The growth of graphene on Cu via chemical vapor deposition has been well established for producing large-area high-quality graphene films, with subsequent transfer to target substrates being an essential step for most applications. While various transfer techniques have been explored, true industrial adoption remains limited. This is primarily because the strong adhesion between graphene and its growth substrate makes it difficult to maintain film integrity by mechanical peeling methods, though they are compatible with industrial operation. Conversely, traditional chemical etching methods, while preserving integrity, rely on highly flexible carrier films to ensure conformal contact with the target substrate. This required flexibility renders the films fragile and difficult to handle, posing a significant challenge for automation and spatial alignment. Here, we report a mesh-embedded Vaseline structure, inspired by reinforced concrete, as a robust carrier film for graphene transfer. The Vaseline acts as an adhesive layer, ensuring conformal contact to preserve graphene's integrity, while also being easily removable. The embedded mesh provides a self-supporting framework, enabling straightforward handling and compatibility with industrial automation. We demonstrate successful graphene transfer onto SiO₂/Si wafers and curved surfaces with excellent integrity and cleanliness, and present a semiautomated transfer production line.

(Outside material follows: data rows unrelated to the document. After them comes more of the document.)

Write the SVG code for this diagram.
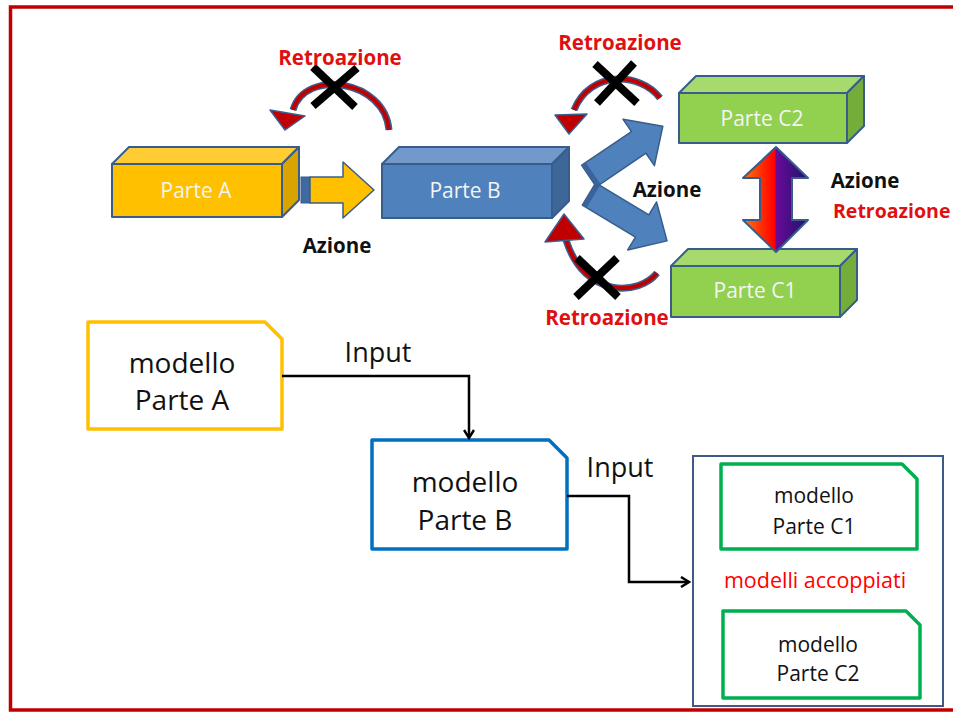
<svg xmlns="http://www.w3.org/2000/svg" width="953" height="712" viewBox="0 0 953 712">
  <style>
    .lbl { font-family: "Open Sans", "Liberation Sans", sans-serif; }
    .boxtxt { font-family: "Open Sans", "Liberation Sans", sans-serif; font-size: 21px; fill: #f4f4f4; text-anchor: middle; }
    .act { font-family: "Open Sans", "Liberation Sans", sans-serif; font-size: 20.5px; font-weight: bold; fill: #111; }
    .fb { font-family: "Open Sans", "Liberation Sans", sans-serif; font-size: 20.5px; font-weight: bold; fill: #e01010; }
    .edge3d { stroke: #385d8a; stroke-width: 2; stroke-linejoin: round; }
    .cross { stroke: #000; stroke-width: 8; }
    .arcOut { fill: none; stroke: #3a5f8f; stroke-width: 7; }
    .arcIn { fill: none; stroke: #c00000; stroke-width: 4; }
    .head { fill: #c00000; stroke: #3a5f8f; stroke-width: 1.5; stroke-linejoin: round; }
    .bigArrow { fill: #4f81bd; stroke: #385d8a; stroke-width: 1.5; stroke-linejoin: round; }
    .doc { fill: #fff; stroke-width: 3.5; stroke-linejoin: round; }
    .mtxt { font-family: "Open Sans", "Liberation Sans", sans-serif; fill: #111; text-anchor: middle; }
    .conn { fill: none; stroke: #000; stroke-width: 2.5; }
  </style>
  <defs>
    <marker id="openArrow" markerWidth="12" markerHeight="12" refX="9" refY="6" orient="auto" markerUnits="userSpaceOnUse">
      <path d="M1,1 L9,6 L1,11" fill="none" stroke="#000" stroke-width="2.5"/>
    </marker>
    <linearGradient id="coupleGrad" gradientUnits="userSpaceOnUse" x1="743" y1="0" x2="808" y2="0">
      <stop offset="0" stop-color="#ff7a10"/>
      <stop offset="0.3" stop-color="#ff2a00"/>
      <stop offset="0.49" stop-color="#ff0000"/>
      <stop offset="0.51" stop-color="#6a0a9a"/>
      <stop offset="1" stop-color="#1c1466"/>
    </linearGradient>
  </defs>

  <rect width="953" height="712" fill="#fff"/>
  <!-- outer frame -->
  <rect x="10.5" y="7" width="960" height="703" fill="none" stroke="#c00000" stroke-width="3.5"/>

  <!-- 3D parts -->
  <g id="parteA">
    <polygon class="edge3d" fill="#ffcd33" points="112,164 129,147 299,147 282,164"/>
    <polygon class="edge3d" fill="#d9a300" points="282,164 299,147 299,200 282,217"/>
    <rect class="edge3d" fill="#ffc000" x="112" y="164" width="170" height="53"/>
    <text class="boxtxt" x="196" y="198">Parte A</text>
  </g>
  <g id="parteB">
    <polygon class="edge3d" fill="#7199cc" points="382,164 399,147 569,147 552,164"/>
    <polygon class="edge3d" fill="#3d6699" points="552,164 569,147 569,201 552,218"/>
    <rect class="edge3d" fill="#4f81bd" x="382" y="164" width="170" height="54"/>
    <text class="boxtxt" x="465" y="198">Parte B</text>
  </g>
  <g id="parteC2">
    <polygon class="edge3d" fill="#a6da6d" points="679,93 696,76 864,76 847,93"/>
    <polygon class="edge3d" fill="#74ad3a" points="847,93 864,76 864,126 847,143"/>
    <rect class="edge3d" fill="#92d050" x="679" y="93" width="168" height="50"/>
    <text class="boxtxt" x="762" y="126">Parte C2</text>
  </g>
  <g id="parteC1">
    <polygon class="edge3d" fill="#a6da6d" points="671,266 688,249 857,249 840,266"/>
    <polygon class="edge3d" fill="#74ad3a" points="840,266 857,249 857,300 840,317"/>
    <rect class="edge3d" fill="#92d050" x="671" y="266" width="169" height="51"/>
    <text class="boxtxt" x="755" y="298">Parte C1</text>
  </g>

  <!-- model documents -->
  <g id="modelloA">
    <path class="doc" stroke="#ffc000" d="M88,322 H265 L282,339 V429 H88 Z"/>
    <text class="mtxt" font-size="28" x="182" y="373">modello</text>
    <text class="mtxt" font-size="28" x="182" y="410">Parte A</text>
  </g>
  <g id="modelloB">
    <path class="doc" stroke="#0070c0" d="M372,440 H549 L567,458 V549 H372 Z"/>
    <text class="mtxt" font-size="28" x="465" y="492">modello</text>
    <text class="mtxt" font-size="28" x="465" y="530">Parte B</text>
  </g>
  <g id="accoppiati">
    <rect x="693" y="456" width="250" height="250" fill="#fff" stroke="#3f5a86" stroke-width="2"/>
    <text class="lbl" x="815" y="588" font-size="21.5" fill="#ff0000" text-anchor="middle">modelli accoppiati</text>
  </g>
  <g id="modelloC1">
    <path class="doc" stroke="#00b050" d="M721,464 H902 L917,479 V549 H721 Z"/>
    <text class="mtxt" font-size="21" x="814" y="503">modello</text>
    <text class="mtxt" font-size="21" x="814" y="534">Parte C1</text>
  </g>
  <g id="modelloC2">
    <path class="doc" stroke="#00b050" d="M723,611 H906 L920,625 V698 H723 Z"/>
    <text class="mtxt" font-size="21" x="818" y="652">modello</text>
    <text class="mtxt" font-size="21" x="818" y="681">Parte C2</text>
  </g>

  <!-- connectors -->
  <g id="connectors">
    <!-- action A to B -->
    <rect x="301" y="177" width="9" height="26" fill="#3f6aa0" stroke="#385d8a" stroke-width="1"/>
    <polygon class="bigArrow" points="310,177 343,177 343,162 374,190 343,218 343,203 310,203" style="fill:#ffc000"/>
    <text class="act" x="337" y="253" text-anchor="middle">Azione</text>

    <!-- action B to C1 / C2 -->
    <g transform="translate(589,194) rotate(31)">
      <polygon class="bigArrow" points="0,-13 62,-13 62,-28 91,0 62,28 62,13 0,13"/>
      <rect x="0" y="-13" width="5" height="26" fill="#3c6399"/>
    </g>
    <g transform="translate(589,176) rotate(-34)">
      <polygon class="bigArrow" points="0,-13 60,-13 60,-28 89,0 60,28 60,13 0,13"/>
      <rect x="0" y="-13" width="5" height="26" fill="#3c6399"/>
    </g>
    <text class="act" x="667" y="197" text-anchor="middle">Azione</text>

    <!-- coupling C1 and C2 -->
    <polygon fill="url(#coupleGrad)" stroke="#385d8a" stroke-width="2" stroke-linejoin="round"
      points="776,147 808,178 792,178 792,220 808,220 776,252 743,220 760,220 760,178 743,178"/>
    <text class="act" x="865" y="188" text-anchor="middle">Azione</text>
    <text class="fb" x="833" y="218" style="font-size:19.5px">Retroazione</text>

    <!-- blocked feedback B to A -->
    <path class="arcOut" d="M389,130 C385,80 305,68 293,110"/>
    <path class="arcIn" d="M389,130 C385,80 305,68 293,110"/>
    <polygon class="head" points="270,110 305,116 285,130"/>
    <line class="cross" x1="313" y1="67" x2="355" y2="107"/>
    <line class="cross" x1="357" y1="68" x2="313" y2="106"/>
    <text class="fb" x="340" y="65" text-anchor="middle">Retroazione</text>

    <!-- blocked feedback C2 to B -->
    <path class="arcOut" d="M660,98 C640,72 590,70 574,110"/>
    <path class="arcIn" d="M660,98 C640,72 590,70 574,110"/>
    <polygon class="head" points="555,115 587,114 569,134"/>
    <line class="cross" x1="595" y1="64" x2="637" y2="103"/>
    <line class="cross" x1="634" y1="63" x2="597" y2="103"/>
    <text class="fb" x="620" y="50" text-anchor="middle">Retroazione</text>

    <!-- blocked feedback C1 to B -->
    <path class="arcOut" d="M657,273 C640,295 585,300 566,240"/>
    <path class="arcIn" d="M657,273 C640,295 585,300 566,240"/>
    <polygon class="head" points="545,242 584,239 564,214"/>
    <line class="cross" x1="577" y1="258" x2="618" y2="297"/>
    <line class="cross" x1="617" y1="258" x2="576" y2="297"/>
    <text class="fb" x="607" y="325" text-anchor="middle">Retroazione</text>

    <!-- model data flow -->
    <path class="conn" d="M282,376 H469 V438" marker-end="url(#openArrow)"/>
    <text class="mtxt" font-size="27" x="378" y="362">Input</text>
    <path class="conn" d="M567,496 H629 V582 H689" marker-end="url(#openArrow)"/>
    <text class="mtxt" font-size="27" x="620" y="477">Input</text>
  </g>
</svg>
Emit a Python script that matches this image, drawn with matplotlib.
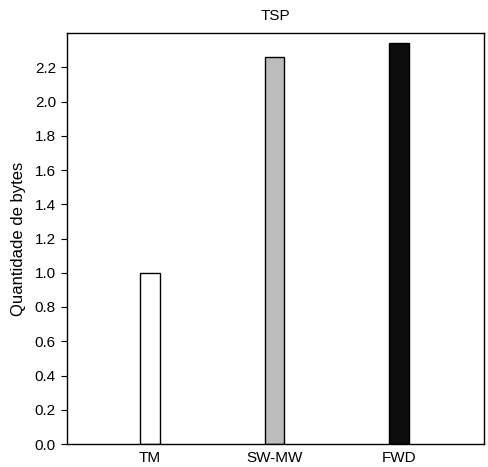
import matplotlib
matplotlib.use("Agg")
import matplotlib.pyplot as plt

categories = ["TM", "SW-MW", "FWD"]
values = [1.0, 2.26, 2.34]
yticks = [0.0, 0.2, 0.4, 0.6, 0.8, 1.0, 1.2, 1.4, 1.6, 1.8, 2.0, 2.2]

plt.rcParams["font.family"] = ["Liberation Sans", "DejaVu Sans"]

fig = plt.figure(figsize=(4.89, 4.67), dpi=100)
ax = fig.add_axes([67 / 489, 1 - 444 / 467, 417 / 489, 411 / 467])

positions = [1, 2, 3]
faces = ["white", "#bcbcbc", "#0d0d0d"]
ax.bar(positions, values, width=0.16, color=faces, edgecolor="black", linewidth=1.0)

ax.set_xlim(0.336, 3.68)
ax.set_ylim(0, 2.4)
ax.set_yticks(yticks)
ax.set_yticklabels([f"{v:.1f}" for v in yticks], fontsize=11)
ax.set_xticks(positions)
ax.set_xticklabels(categories, fontsize=11)
ax.tick_params(axis="x", length=0, pad=5)
ax.tick_params(axis="y", direction="out", length=4, pad=4)
ax.set_ylabel("Quantidade de bytes", fontsize=12, labelpad=6)
ax.set_title("TSP", fontsize=11, pad=9)
for s in ax.spines.values():
    s.set_linewidth(1.0)

fig.savefig("out.png", dpi=100)
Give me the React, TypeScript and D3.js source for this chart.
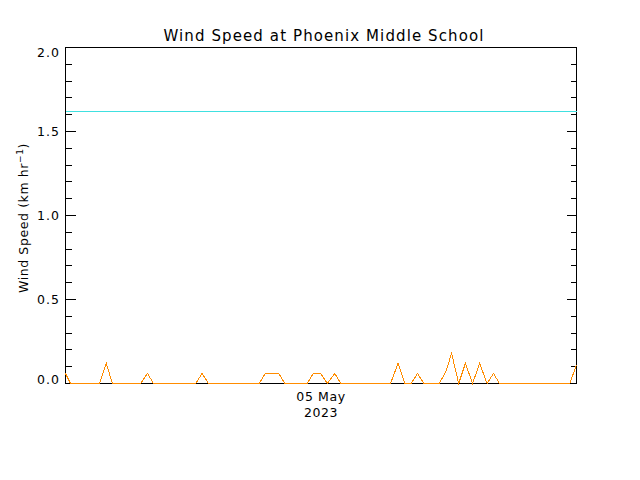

Leveraging the precise spatial control afforded by the self-supporting carrier film, we further achieve, for the first time in a wet-transfer process, the fabrication of bilayer graphene with precisely controlled twist angles using CVD-grown domains, a capability previously accessible only through small-area manual assembly techniques. This work highlights the potential for scalable mass production and extends readily to other two-dimensional materials such as hexagonal boron nitride. By transforming the transfer process from handling fragile, floating films to manipulating a robust, self-supporting composite, our method bridges the gap between lab-scale demonstration and industry-scale automation.